First, on the Google Doc, use the File menu to select Download As and then Web Page. An HTML file will be downloaded to your computer. Open that HTML file in a web browser and you will see the text of the Google Document with footnotes for each of the comments.

File - Download As - Web Page

This Post Has 14 Comments

  1. Thanks for the great info.
    This result produces endnotes (i.e., info listed in order at the end of the document) rather than footnotes (info would appear at the bottom of each page).

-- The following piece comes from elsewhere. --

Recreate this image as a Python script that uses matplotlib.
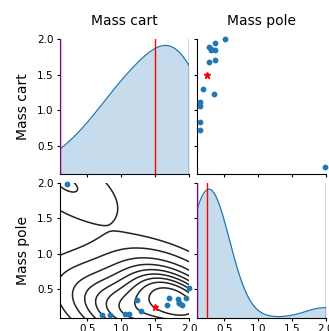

  2. An alternative way to solve this problem is to download as a Word document, then print from Word. The comments will show up to the right of the text, depending on the “review settings” of the Word document

  3. Hi Dan – That did not work. I was able to download the document, but word is not able to open the doc itself. Maybe there is some issue with the comment OR how the comment was saved ?

    Thanks
    Shreyas

  4. Dan’s suggestion about downloading in Microsoft Word is great. One addition is that if the person you’re sending it to does not have Word but you have a Mac, you can send them a PDF with the comments. The “Download As” in Google Docs will NOT contain the comments. However, if you “Download As” a Microsoft Word file. Open the file in Word, then save the file and choose PDF for the file type (also available on the print dialog popup. The PDF from Word on Mac will contain the comments and can be opened on any machine

  5. This is great! Exactly what I wanted to do. I need to email this to someone who doesn’t have a Google account (they surprisingly still exist). This is the only way I can think of to do so.

    Thanks for sharing

  6. Thank you for the post! I have several parents who want to help with improving student writing and I have been struggling with how to share my student feedback.

  7. This was so useful. The HTML method, not the Word method: I don’t actually have Microsoft word, and that cannot apply to me. I could download the HTML webpage as a PDF, and all comments are saved as footnotes after the main document: exactly what I wanted. Wonderful job!